Member of the Ceylonese Parliament for Talawake
- In office 1952–1956
- Preceded by: C. V. Velupillai
- Succeeded by: K. Hemachandra

Personal details
- Born: 17 June 1907 Moratuwa, Ceylon
- Died: 27 September 1992 (aged 85) Colombo, Sri Lanka
- Party: United National Party
- Spouse: Susima Swarnamalie née Dias (m.1931; d.1967)
- Relations: Cornelis Francis de Mel (father), Jane Maria (mother), Joseph Ford Francis (brother), Lena Catherine Maria Perera (sister)
- Children: Ranjanie Mendis (daughter), Jayampathie (son), Sunitha Rodrigo (daughter)
- Education: Prince of Wales College, Moratuwa
- Profession: Manufacturer, politician

= H. E. P. de Mel =

Ceylonese politician (1907–1992)

Hugh Edmund Peter de Mel (17 June 1907 – 27 September 1992) was a Ceylonese politician.

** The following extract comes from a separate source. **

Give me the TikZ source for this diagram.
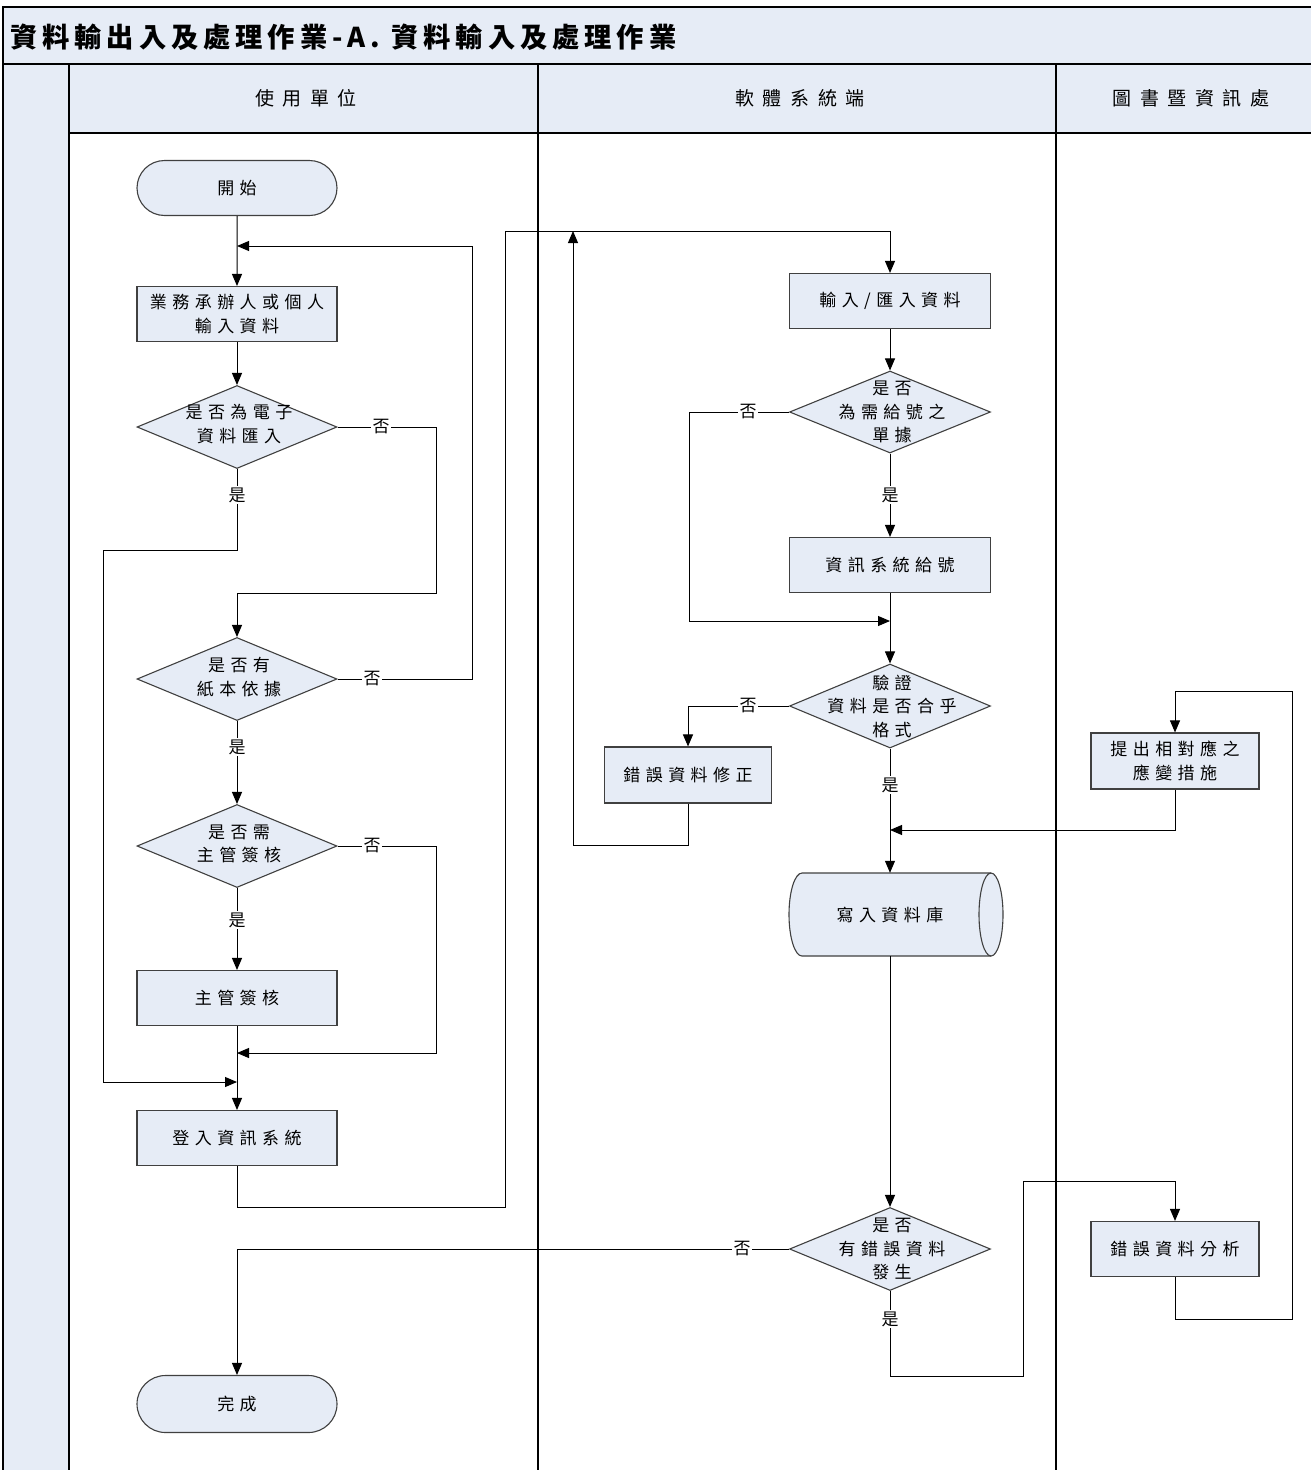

Hugh Edmund Peter de Mel, was born 17 June 1907 in Moratuwa, the son of Cornelis Francis de Mel, and the brother of Joseph Ford Francis, all of whom were key figures in the country's safety match industry. In 1929, de Mel established the Lanka Light Match factory in Moratuwa. He married Susima Swarnamalie née Dias, in 1931.

De Mel ran as the United National Party candidate in the 2nd parliamentary election, held from 24 May 1952 to 30 May 1952, in the Talawake electorate. He was successful, polling 1,198 votes (54% of the total vote), 352 votes ahead of his nearest rival.

In the subsequent 3rd parliamentary election, held from 5 April 1956 to 10 April 1956, de Mel chose to contest the seat of Moratuwa instead of Talawake. However, he was unsuccessful, losing to the Lanka Sama Samaja Party candidate, Meryl Fernando, by 7,718 votes. Fernando, a trade unionist, had previously attempted to organise workers at de Mel's match factory in 1945.

De Mel also served on the Executive Council of the Ceylon National Chamber of Industries as Deputy Chairman for several years in the 1960s.